Midfield: Kevin Horlock
A rejected West Ham United trainee, the Kent-born Northern Ireland international amassed a respectable 32 caps in a career dominated by his Wembley heroics. He returned to the Boleyn Ground for a season in 2003 but is now coaching at Ryman League club Needham Market where he has been tasked with overseeing the club’s recently inaugurated apprenticeship scheme.
Midfield: Michael Brown
The tenacious midfielder was the star man of Neil Warnock’s domestic double semi-finalists Sheffield United in 2002/03, yet following a transfer to Tottenham Hostspur he was exposed as a thuggish hatchet-man and rarely exhibited the quality he graced Bramall Lane with.

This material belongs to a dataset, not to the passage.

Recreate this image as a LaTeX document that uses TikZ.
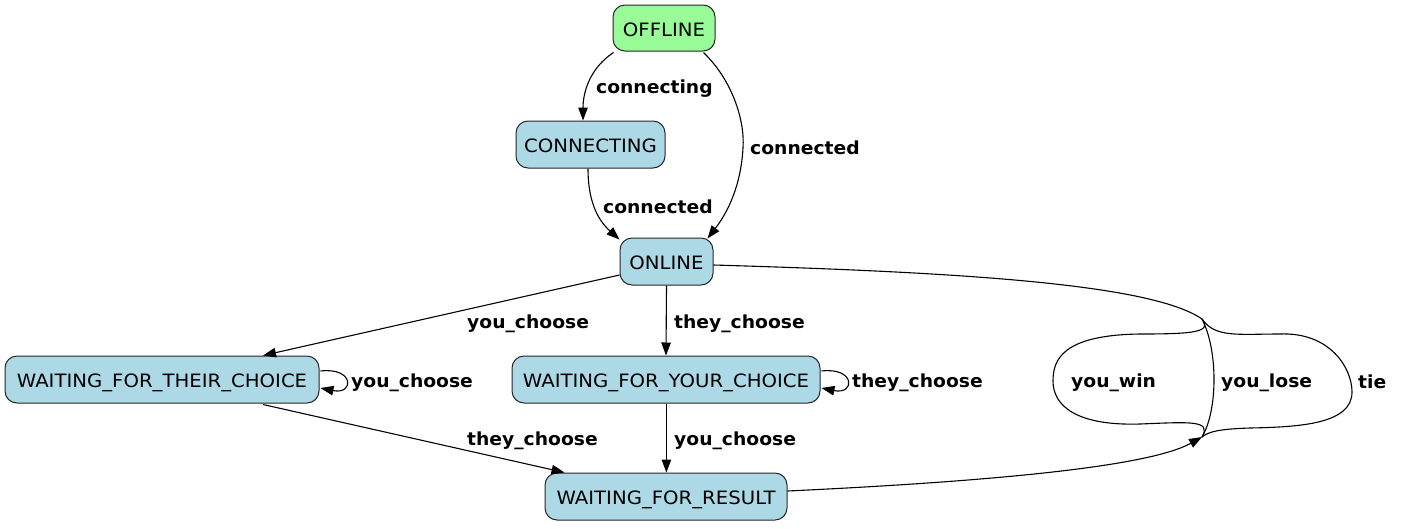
\documentclass[tikz,border=0pt]{standalone}
\usepackage{fontspec}
\usetikzlibrary{arrows.meta,calc}
\newfontfamily\nodefont[FakeStretch=1.07]{DejaVu Sans}
\newfontfamily\labfont[FakeStretch=1.04]{DejaVu Sans Bold}
\definecolor{lblue}{HTML}{ADD8E6}
\definecolor{pgreen}{HTML}{98FB98}
\tikzset{
  state/.style={draw=black!85, line width=1pt, rounded corners=12pt, fill=lblue,
    minimum height=47pt, inner sep=0pt, text height=17pt, text depth=0.8pt,
    font=\nodefont\fontsize{18.4}{21}\selectfont},
  elab/.style={font=\labfont\fontsize{18}{21}\selectfont, inner sep=0pt},
  edge/.style={draw=black, line width=1.1pt, -{Triangle[length=13pt,width=9.5pt]}},
  plain/.style={draw=black, line width=1.1pt}
}
\begin{document}
\begin{tikzpicture}[x=1pt,y=-1pt]
\useasboundingbox (0,0) rectangle (1404,528);
% nodes
\node[state, fill=pgreen, minimum width=102pt, minimum height=46pt] (offline) at (664,28) {OFFLINE};
\node[state, minimum width=149pt] (connecting) at (590.5,144.5) {CONNECTING};
\node[state, minimum width=93pt] (online) at (666.5,261.5) {ONLINE};
\node[state, minimum width=314pt] (wftc) at (162,379.5) {WAITING\_FOR\_THEIR\_CHOICE};
\node[state, minimum width=308pt] (wfyc) at (666,379.5) {WAITING\_FOR\_YOUR\_CHOICE};
\node[state, minimum width=242pt] (wfr) at (666,496.5) {WAITING\_FOR\_RESULT};
\coordinate (j1) at (1202,319);
\coordinate (j2) at (1202,437);
% edges
\draw[edge] ($(offline.south west)+(1,1)$) .. controls (590,68) and (583,92) .. ($(connecting.north)+(-7.5,0)$);
\draw[edge] ($(offline.south east)+(-12,1)$) .. controls (732,80) and (745,120) .. (743,148)
   .. controls (741,185) and (728,212) .. ($(online.north east)+(-6,1)$);
\draw[edge] ($(connecting.south)+(-2.5,0)$) .. controls (588,205) and (600,222) .. ($(online.north west)+(0,2)$);
\draw[edge] ($(online.west)+(0,13.5)$) -- ($(wftc.north)+(101,0)$);
\draw[edge] (online.south) -- (wfyc.north);
\draw[edge] ($(wftc.east)+(1,-8.5)$) .. controls +(34,-4) and +(34,7) .. ($(wftc.east)+(1,8.5)$);
\draw[edge] ($(wfyc.east)+(1,-8.5)$) .. controls +(34,-4) and +(34,7) .. ($(wfyc.east)+(1,8.5)$);
\draw[edge] ($(wfyc.south)+(0.4,0)$) -- ($(wfr.north)+(0.4,0)$);
\draw[edge] ($(wftc.south)+(101,1)$) -- ($(wfr.north west)+(20,0)$);
\draw[plain] ($(online.east)+(0,3.5)$) .. controls (950,272) and (1150,283) .. (j1);
\draw[edge] ($(wfr.east)+(0,-5.5)$) .. controls (1000,481) and (1150,466) .. (j2);
% result curves
\draw[plain] (j1) .. controls (1212,332) and (1195,334) .. (1140,334)
   .. controls (1062,335) and (1053,360) .. (1053,381)
   .. controls (1053,405) and (1075,426) .. (1140,424)
   .. controls (1190,422) and (1212,420) .. (j2);
\draw[plain] (j1) .. controls (1218,350) and (1218,410) .. (j2);
\draw[plain] (j1) .. controls (1215,338) and (1238,334) .. (1280,334)
   .. controls (1330,332) and (1352,368) .. (1352,392)
   .. controls (1352,424) and (1300,427) .. (1250,428)
   .. controls (1218,429) and (1208,432) .. (j2);
% labels
\node[elab, anchor=west] (l1) at (596,89) {connecting};
\node[elab, anchor=west] (l2) at (750,148) {connected};
\node[elab, anchor=west] (l3) at (603,207) {connected};
\node[elab, anchor=west] (l4) at (467,324) {you\_choose};
\node[elab, anchor=west] (l5) at (674,324) {they\_choose};
\node[elab, anchor=west] (l6) at (351,383) {you\_choose};
\node[elab, anchor=west] (l7) at (852,383) {they\_choose};
\node[elab, anchor=west] (l8) at (674,441) {you\_choose};
\node[elab, anchor=west] (l9) at (467,441) {they\_choose};
\node[elab, anchor=west] (l10) at (1071,383) {you\_win};
\node[elab, anchor=west] (l11) at (1221,383) {you\_lose};
\node[elab, anchor=west] (l12) at (1358,382) {tie};
\end{tikzpicture}
\end{document}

He’s now a bystander with Portsmouth, since he has reached the stage where if he played another game he would be entitled to a new contract with increased wages, which Pompey cannot afford.
Midfield: Jeff Whitley
While brother and ex-City academy graduate Jim has been tripping the light fantastic as Sammy Davis Jr. in Rat Pack stage shows, Jeff sadly succumbed to years of alcohol and drug abuse which left him praying for death and coughing up blood with crippling pains in his kidneys. Mick McCarthy nurtured him back to health at Wolves in 2008 and had a brief stint at Northwich Victoria last season.
Striker: Paul Dickov
The Wembley saviour, Dickov was loved by whoever he was pugnaciously playing for, and hated passionately by opposing supporters for his bruising nuisance style of play. Nicknamed “The Wasp” by Royle, he is the sole survivor from City’s XI that day to be managing in the Football League following a player-manager agreement with Oldham Athletic last summer. The Boundary Park club currently lie fifteenth in League One.
Striker: Shaun Goater
“Feed the Goat and he will score” the Kippax used to cry. Assured of legendary status at City thanks to his brace against United in the 3-1 derby, Goater also scored at Old Trafford that season to salvage a draw for the blues. He released an autobiography in 2006 with his terrace chant as the title, and has since returned to his birthplace to coach Bermudan side North Village Community Club Rams.